Bari, 30 lug – Lo stabilimento pugliese di Bridgestone, che due anni fa la dirigenza aveva annunciato di voler chiudere, ritorna agli onori delle cronache. E non lo fa per decisioni sulla convenienza produttiva del sito, ma per una (brutta) storia di ricatto occupazionale: condizioni peggiorative, oppure 200 dipendenti andranno a casa.
Facciamo un passo indietro. Nel 2013 il colosso giapponese della produzione di pneumatici annuncia che la fabbrica di Bari sarà soggetta a delocalizzazione. Scarsa rete infrastrutturale, troppo alto il costo dell’energia, troppo asfittica -rectius: in discesa verticale- la domanda interna per continuare a sopportare i costi dello stabilimento. Risultato? 950 persone a rischio licenziamento. Interviene allora il governo e l’azienda fa marcia indietro quando Invitalia, l’agenzia governativa nazionale per l’attrazione degli investimenti, annuncia di contribuire con 12.4 milioni di euro a fondo perduto alla reindustrializzazione. “La firma di oggi è doppiamente importante perché da un lato consente di rilanciare un importante sito produttivo che nei mesi scorsi rischiava la chiusura, dall’altro conferma l’efficacia del Contratto di Sviluppo nel favorire investimenti nel Sud da parte di multinazionali straniere. È la dimostrazione che la semplificazione delle procedure e la riduzione dei tempi sono il miglior incentivo per chi vuole investire“, aveva affermato all’epoca Domenico Arcuri, amministratore delegato di Bridgestone Italia.
E veniamo ad oggi, a meno di due anni di distanza. Presi i contributi pubblici, Bridgestone riporta ancora la questione agli onori delle cronache.

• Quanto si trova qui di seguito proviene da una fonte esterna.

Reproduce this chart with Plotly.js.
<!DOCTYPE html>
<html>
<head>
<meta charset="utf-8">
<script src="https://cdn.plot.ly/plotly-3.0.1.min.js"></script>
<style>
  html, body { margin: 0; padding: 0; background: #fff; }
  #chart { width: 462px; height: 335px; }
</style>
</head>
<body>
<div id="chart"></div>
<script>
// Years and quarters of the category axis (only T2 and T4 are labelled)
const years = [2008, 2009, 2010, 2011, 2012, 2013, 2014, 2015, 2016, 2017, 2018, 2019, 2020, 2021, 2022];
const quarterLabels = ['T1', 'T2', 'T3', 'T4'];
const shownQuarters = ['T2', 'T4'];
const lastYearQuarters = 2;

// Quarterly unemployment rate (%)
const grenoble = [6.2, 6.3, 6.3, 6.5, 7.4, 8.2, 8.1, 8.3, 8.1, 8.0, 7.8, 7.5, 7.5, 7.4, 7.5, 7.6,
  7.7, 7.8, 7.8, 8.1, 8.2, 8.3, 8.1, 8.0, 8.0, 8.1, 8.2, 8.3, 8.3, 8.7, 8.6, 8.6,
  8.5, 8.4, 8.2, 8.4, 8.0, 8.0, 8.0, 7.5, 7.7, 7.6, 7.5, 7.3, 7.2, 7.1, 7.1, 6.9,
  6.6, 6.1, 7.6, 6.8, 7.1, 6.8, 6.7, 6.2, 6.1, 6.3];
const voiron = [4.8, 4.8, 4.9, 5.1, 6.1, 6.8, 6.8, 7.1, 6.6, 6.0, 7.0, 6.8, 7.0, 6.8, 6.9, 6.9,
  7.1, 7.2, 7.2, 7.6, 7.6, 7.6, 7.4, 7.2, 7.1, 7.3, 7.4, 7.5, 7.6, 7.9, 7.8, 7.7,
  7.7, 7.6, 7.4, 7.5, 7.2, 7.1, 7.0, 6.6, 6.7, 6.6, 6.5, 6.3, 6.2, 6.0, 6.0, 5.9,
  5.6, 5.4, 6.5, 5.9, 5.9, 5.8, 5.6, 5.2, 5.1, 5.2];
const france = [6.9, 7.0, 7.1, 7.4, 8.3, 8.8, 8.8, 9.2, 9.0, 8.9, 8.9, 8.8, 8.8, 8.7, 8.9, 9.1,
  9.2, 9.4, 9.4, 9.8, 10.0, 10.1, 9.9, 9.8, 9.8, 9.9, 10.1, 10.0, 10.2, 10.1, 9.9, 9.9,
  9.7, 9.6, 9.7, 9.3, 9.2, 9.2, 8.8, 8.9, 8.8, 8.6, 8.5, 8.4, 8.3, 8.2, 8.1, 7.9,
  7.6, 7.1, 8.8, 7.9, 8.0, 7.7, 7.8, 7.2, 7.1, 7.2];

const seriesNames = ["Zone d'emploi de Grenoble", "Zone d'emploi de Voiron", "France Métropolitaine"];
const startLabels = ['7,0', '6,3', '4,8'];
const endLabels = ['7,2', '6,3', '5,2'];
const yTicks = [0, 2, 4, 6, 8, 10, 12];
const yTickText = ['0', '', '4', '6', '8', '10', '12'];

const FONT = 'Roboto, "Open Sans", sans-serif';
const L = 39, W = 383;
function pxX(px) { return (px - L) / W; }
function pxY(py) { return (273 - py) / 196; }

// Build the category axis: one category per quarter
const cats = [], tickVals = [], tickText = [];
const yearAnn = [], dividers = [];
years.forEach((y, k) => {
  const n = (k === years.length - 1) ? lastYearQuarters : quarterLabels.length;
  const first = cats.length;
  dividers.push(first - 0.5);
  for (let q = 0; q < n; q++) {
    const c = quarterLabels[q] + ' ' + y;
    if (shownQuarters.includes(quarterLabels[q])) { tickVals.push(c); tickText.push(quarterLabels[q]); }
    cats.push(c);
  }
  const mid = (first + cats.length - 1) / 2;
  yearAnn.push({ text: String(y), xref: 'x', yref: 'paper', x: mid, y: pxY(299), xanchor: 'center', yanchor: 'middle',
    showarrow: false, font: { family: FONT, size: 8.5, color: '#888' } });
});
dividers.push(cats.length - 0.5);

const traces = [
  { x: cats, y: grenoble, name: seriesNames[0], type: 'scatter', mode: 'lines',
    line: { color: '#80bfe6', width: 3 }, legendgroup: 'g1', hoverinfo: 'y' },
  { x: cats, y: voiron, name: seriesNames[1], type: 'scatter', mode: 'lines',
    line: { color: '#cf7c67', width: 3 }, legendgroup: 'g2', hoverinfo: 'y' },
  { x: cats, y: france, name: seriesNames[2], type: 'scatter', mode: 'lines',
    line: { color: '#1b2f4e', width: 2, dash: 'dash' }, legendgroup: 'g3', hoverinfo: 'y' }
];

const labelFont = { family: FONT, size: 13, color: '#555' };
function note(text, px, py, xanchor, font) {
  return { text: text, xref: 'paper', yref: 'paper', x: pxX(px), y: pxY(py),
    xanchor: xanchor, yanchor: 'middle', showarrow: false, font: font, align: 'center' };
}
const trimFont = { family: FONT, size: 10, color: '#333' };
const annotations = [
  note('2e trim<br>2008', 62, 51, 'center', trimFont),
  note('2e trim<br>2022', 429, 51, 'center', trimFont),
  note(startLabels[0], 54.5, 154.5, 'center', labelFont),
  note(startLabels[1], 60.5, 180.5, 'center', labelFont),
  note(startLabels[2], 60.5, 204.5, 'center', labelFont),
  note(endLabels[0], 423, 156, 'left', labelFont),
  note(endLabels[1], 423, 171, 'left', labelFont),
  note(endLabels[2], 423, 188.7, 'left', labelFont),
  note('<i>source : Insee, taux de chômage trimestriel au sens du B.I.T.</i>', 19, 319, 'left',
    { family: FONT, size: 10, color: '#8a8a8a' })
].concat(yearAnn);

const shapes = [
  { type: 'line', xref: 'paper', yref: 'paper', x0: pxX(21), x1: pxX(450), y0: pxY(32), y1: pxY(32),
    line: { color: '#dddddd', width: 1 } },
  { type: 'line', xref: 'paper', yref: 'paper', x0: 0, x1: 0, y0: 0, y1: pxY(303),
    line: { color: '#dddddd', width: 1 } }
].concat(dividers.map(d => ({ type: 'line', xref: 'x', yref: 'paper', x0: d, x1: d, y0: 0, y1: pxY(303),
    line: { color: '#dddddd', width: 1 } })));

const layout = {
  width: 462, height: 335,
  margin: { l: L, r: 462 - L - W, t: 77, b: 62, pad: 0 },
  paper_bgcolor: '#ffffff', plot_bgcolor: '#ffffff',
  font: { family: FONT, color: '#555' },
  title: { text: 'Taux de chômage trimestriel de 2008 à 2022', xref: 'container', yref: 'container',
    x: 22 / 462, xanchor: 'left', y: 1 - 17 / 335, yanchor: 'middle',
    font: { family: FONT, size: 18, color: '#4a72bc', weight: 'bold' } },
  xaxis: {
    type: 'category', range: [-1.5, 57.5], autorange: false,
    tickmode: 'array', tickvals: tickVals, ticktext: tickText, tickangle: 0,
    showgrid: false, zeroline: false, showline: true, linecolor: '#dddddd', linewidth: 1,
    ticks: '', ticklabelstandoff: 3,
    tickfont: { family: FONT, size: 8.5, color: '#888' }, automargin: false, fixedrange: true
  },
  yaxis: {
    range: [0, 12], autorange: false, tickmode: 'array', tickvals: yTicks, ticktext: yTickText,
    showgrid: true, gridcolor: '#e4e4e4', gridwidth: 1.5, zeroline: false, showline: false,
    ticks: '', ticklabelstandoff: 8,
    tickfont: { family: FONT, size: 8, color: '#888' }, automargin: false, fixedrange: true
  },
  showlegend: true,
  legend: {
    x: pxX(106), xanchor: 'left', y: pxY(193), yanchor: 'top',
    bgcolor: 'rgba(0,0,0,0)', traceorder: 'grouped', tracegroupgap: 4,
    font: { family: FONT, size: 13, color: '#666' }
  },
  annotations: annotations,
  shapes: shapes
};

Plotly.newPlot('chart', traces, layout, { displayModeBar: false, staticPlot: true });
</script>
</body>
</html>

Secondo quanto si apprende, durante un’infuocata assemblea sindacale sarebbero state messe nero su bianco i dettagli del piano aziendale per la riduzione del costo del lavoro: eliminazione del cottimo, via ad alcuni scatti di anzianità, riduzione delle indennità per lavoro notturno. Ai lavoratori, che dopo l’accordo del 2013 -nel quale avevano perso mensa e mini quattordicesima- avevano già perso circa 400 euro mensili, si chiede così un sacrificio che può arrivare ad altri 300 euro sempre sui 30 giorni. In totale fanno 700 euro in meno in busta nel giro di due anni.
“Ci stanno togliendo tutti i diritti in alternativa possiamo andare via, in maniera incentivata: siamo perennemente sotto ricatto”, spiegano i lavoratori. Oltre a ciò, sarebbero confermati quasi 200 licenziamenti, che diventerebbero molti di più qualora il piano non dovesse passare il referendum indetto per oggi.